NASA’s Opportunity Mars rover has come across an interesting object -- perhaps a meteorite sitting out in the open at Meridiani Planum. Initial data taken by the robot’s Mini-Thermal Emission Spectrometer (Mini-TES) is suggestive that the odd-looking “rock” is made of metal.
The curious-looking object stands out in the parking-lot like landscape of Meridiani Planum.
“We're curious about it too. We have Mini-TES data on it now, and they suggest that it may actually be made of metal,” said Steve Squyres, lead scientist on the Mars Exploration Rover mission from Cornell University.
“So we are beginning to suspect that it may be a meteorite. I stress that this is very preliminary!”, Squyres told SPACE.com.
Opportunity has been busy at work inspecting entry debris -- hardware that fell to Mars during the robot’s entry, descent, and landing over a year ago.
Not too distant from the debris field, the odd-looking rock sits alone atop the sandy terrain.
Squyres cautioned that it is too early to identify the rock as a meteorite.
The next step by rover scientists is to carefully examine the object with Opportunity’s Instrument Deployment Device, or IDD. This robot arm is tipped with scientific instruments.
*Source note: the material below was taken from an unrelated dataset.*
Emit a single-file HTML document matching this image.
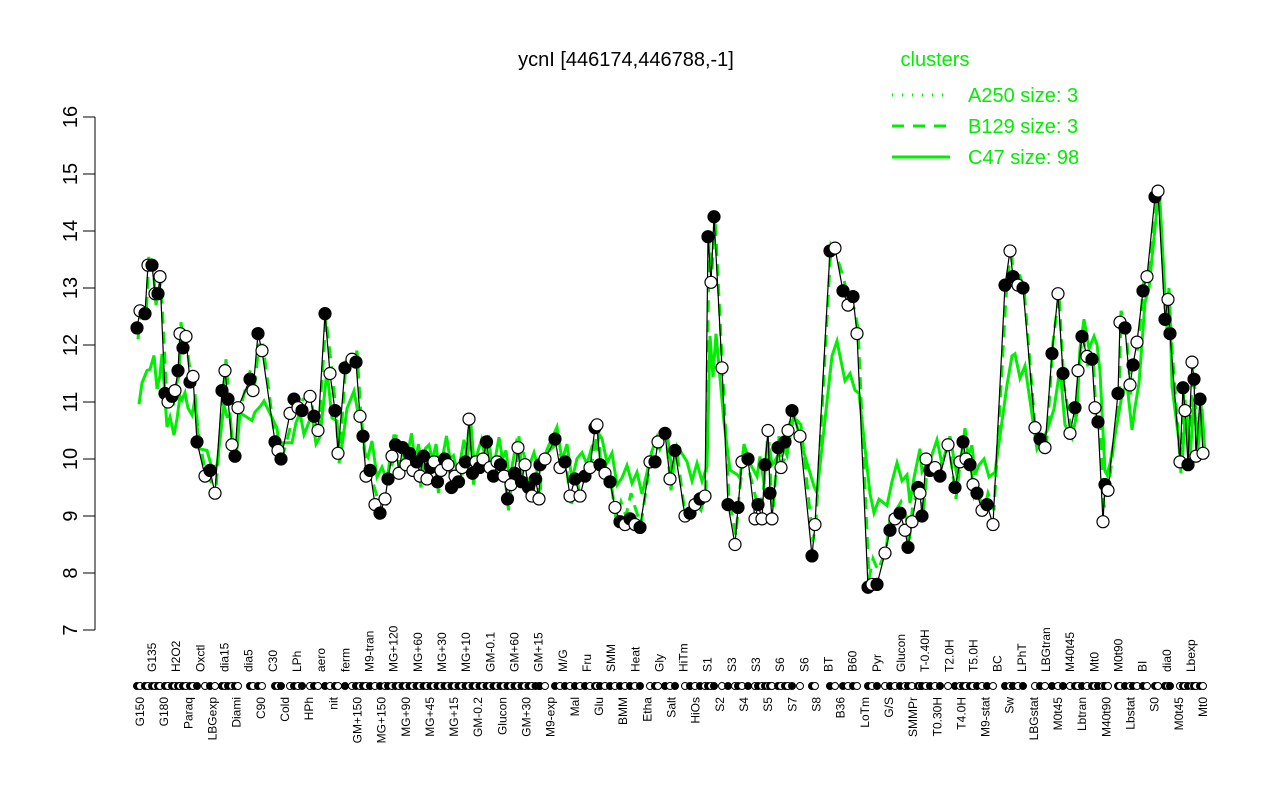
<!DOCTYPE html>
<html><head><meta charset="utf-8"><style>body{margin:0;background:#fff}svg{display:block;font-family:"Liberation Sans",sans-serif}</style></head>
<body><svg id="s" width="1280" height="800" xmlns="http://www.w3.org/2000/svg">
<text x="626" y="66" font-size="20" text-anchor="middle">ycnI [446174,446788,-1]</text>
<g stroke="#000" stroke-width="1"><line x1="95" y1="117" x2="95" y2="630"/></g>
<g id="yt"></g>
<text x="935" y="66" font-size="20" fill="#00ee00" text-anchor="middle">clusters</text>
<g stroke="#00ee00" stroke-width="3">
<line x1="892" y1="95" x2="950" y2="95" stroke-dasharray="1 9"/>
<line x1="892" y1="126" x2="950" y2="126" stroke-dasharray="12 9"/>
<line x1="892" y1="157" x2="950" y2="157"/></g>
<g font-size="20" fill="#00ee00"><text x="968" y="102">A250 size: 3</text><text x="968" y="133">B129 size: 3</text><text x="968" y="164">C47 size: 98</text></g>
<g id="g"></g><g id="b"></g><g id="p"></g><g id="r"></g><g id="l" font-size="12"></g>
</svg>
<script>
var NS="http://www.w3.org/2000/svg";function el(p,t,a,tx){var e=document.createElementNS(NS,t);for(var k in a)e.setAttribute(k,a[k]);if(tx)e.textContent=tx;document.getElementById(p).appendChild(e);return e;}
function Y(v){return 630-(v-7)*57;}
for(var v=7;v<=16;v++){el("yt","line",{x1:95,y1:Y(v),x2:83,y2:Y(v),stroke:"#000"});el("yt","text",{x:70,y:Y(v)+7,"font-size":20,"text-anchor":"middle",transform:"rotate(-90 70 "+Y(v)+")"},v);}
var d=[[137,12.3],[140,12.6],[145,12.55],[148,13.4],[152,13.4],[155,12.9],[158,12.9],[160,13.2],[165,11.15],[168,11.0],[172,11.1],[175,11.2],[178,11.55],[180,12.2],[183,11.95],[186,12.15],[190,11.35],[193,11.45],[197,10.3],[205,9.7],[210,9.8],[215,9.4],[222,11.2],[225,11.55],[228,11.05],[232,10.25],[235,10.05],[238,10.9],[250,11.4],[253,11.2],[258,12.2],[262,11.9],[275,10.3],[278,10.15],[281,10.0],[290,10.8],[294,11.05],[298,10.9],[302,10.85],[310,11.1],[314,10.75],[318,10.5],[325,12.55],[330,11.5],[335,10.85],[338,10.1],[345,11.6],[352,11.75],[356,11.7],[360,10.75],[363,10.4],[366,9.7],[370,9.8],[375,9.2],[380,9.05],[385,9.3],[388,9.65]];
var mid=[10.05,10.25,9.75,10.2,9.9,10.1,9.8,9.95,9.7,10.05,9.65,9.85,9.95,9.6,9.8,10.0,9.9,9.5,9.7,9.6,9.85,9.95,10.7,9.75,9.95,9.85,10.0,10.3,9.85,9.7,9.95,9.9,9.7,9.3,9.55,9.75,10.2,9.6,9.9,9.5,9.35,9.65,9.3];
for(var i=0;i<mid.length;i++)d.push([392+i*3.5,mid[i]]);
d=d.concat([[540,9.9],[545,10.0],[555,10.35],[560,9.85],[565,9.95],[570,9.35],[575,9.65],[580,9.35],[585,9.7],[590,9.85],[595,10.55],[597,10.6],[600,9.9],[605,9.75],[610,9.6],[615,9.15],[620,8.9],[625,8.85],[630,8.95],[635,8.85],[640,8.8],[650,9.95],[655,9.95],[658,10.3],[665,10.45],[670,9.65],[675,10.15],[685,9.0],[690,9.05],[695,9.2],[700,9.3],[705,9.35],[708,13.9],[711,13.1],[714,14.25],[722,11.6],[728,9.2],[735,8.5],[738,9.15],[742,9.95],[748,10.0],[755,8.95],[758,9.2],[762,8.95],[765,9.9],[768,10.5],[770,9.4],[772,8.95],[778,10.2],[781,9.85],[785,10.3],[788,10.5],[792,10.85],[800,10.4],[812,8.3],[815,8.85],[830,13.65],[835,13.7],[843,12.95],[848,12.7],[853,12.85],[857,12.2],[868,7.75],[872,7.8],[877,7.8],[885,8.35],[890,8.75],[895,8.95],[900,9.05],[905,8.75],[908,8.45],[912,8.9],[918,9.5],[920,9.4],[922,9.0],[926,10.0],[930,9.8],[935,9.85],[940,9.7],[948,10.25],[955,9.5],[960,9.95],[963,10.3],[966,10.0],[970,9.9],[973,9.55],[977,9.4],[982,9.1],[987,9.2],[993,8.85],[1005,13.05],[1010,13.65],[1013,13.2],[1018,13.05],[1023,13.0],[1035,10.55],[1040,10.35],[1045,10.2],[1052,11.85],[1058,12.9],[1063,11.5],[1070,10.45],[1075,10.9],[1078,11.55],[1082,12.15],[1087,11.8],[1092,11.75],[1095,10.9],[1098,10.65],[1103,8.9],[1105,9.55],[1108,9.45],[1118,11.15],[1120,12.4],[1125,12.3],[1130,11.3],[1133,11.65],[1137,12.05],[1143,12.95],[1147,13.2],[1155,14.6],[1158,14.7],[1165,12.45],[1168,12.8],[1170,12.2],[1180,9.95],[1183,11.25],[1185,10.85],[1188,9.9],[1192,11.7],[1194,11.4],[1196,10.05],[1200,11.05],[1203,10.1]]);
var pb="",pg="",pd="";d.forEach(function(q,i){pb+=q[0]+","+Y(q[1])+" ";
var gv=10.3+(q[1]-10.3)*0.45+((i*7)%5-2)*0.12; if(q[0]>1075&&q[0]<1100)gv+=1.2; if(q[0]>1140&&q[0]<1170)gv=q[1]-0.2;
pg+=(q[0]+2)+","+Y(gv)+" ";
var dv=q[1]+((i*3)%5-2)*0.1; if(q[1]<9)dv+=0.25;pd+=(q[0]+1)+","+Y(dv)+" ";});
el("g","polyline",{points:pg,fill:"none",stroke:"#00ee00","stroke-width":3});
el("g","polyline",{points:pd,fill:"none",stroke:"#00ee00","stroke-width":3,"stroke-dasharray":"12 8"});
el("b","polyline",{points:pb,fill:"none",stroke:"#000","stroke-width":1.2});
d.forEach(function(q,i){el("p","circle",{cx:q[0],cy:Y(q[1]),r:6,fill:i%2?"#fff":"#000",stroke:"#000","stroke-width":1.2});
el("r","circle",{cx:q[0],cy:686,r:3.5,fill:i%2?"#fff":"#000",stroke:"#000","stroke-width":1});});
var L=["G150","G135","G180","H2O2","Paraq","Oxctl","LBGexp","dia15","Diami","dia5","C90","C30","Cold","LPh","HPh","aero","nit","ferm","GM+150","M9-tran","MG+150","MG+120","MG+90","MG+60","MG+45","MG+30","MG+15","MG+10","GM-0.2","GM-0.1","Glucon","GM+60","GM+30","GM+15","M9-exp","M/G","Mal","Fru","Glu","SMM","BMM","Heat","Etha","Gly","Salt","HiTm","HiOs","S1","S2","S3","S4","S3","S5","S6","S7","S6","S8","BT","B36","B60","LoTm","Pyr","G/S","Glucon","SMMPr","T-0.40H","T0.30H","T2.0H","T4.0H","T5.0H","M9-stat","BC","Sw","LPhT","LBGstat","LBGtran","M0t45","M40t45","Lbtran","Mt0","M40t90","M0t90","Lbstat","BI","S0","dia0","M0t45","Lbexp","Mt0"];
var n=L.length;L.forEach(function(t,i){var x=140+i*(1063/(n-1));var up=i%2==1;
var tx=up?"rotate(-90 "+(x+4)+" 672)":"rotate(-90 "+(x+4)+" 697)";el("l","text",{x:x+4,y:up?672:697,"text-anchor":up?"start":"end",transform:tx},t);});
</script></body></html>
Once extended out to the object, the arm-mounted devices can study the object’s structure in great detail. The instruments on the IDD are the Microscopic Imager, the Mössbauer Spectrometer, the Alpha Particle X-Ray Spectrometer, and a Rock Abrasion Tool.
“We're going to look at it carefully with the IDD instruments next, and that should enable us to determine for sure what it is,” Squyres said.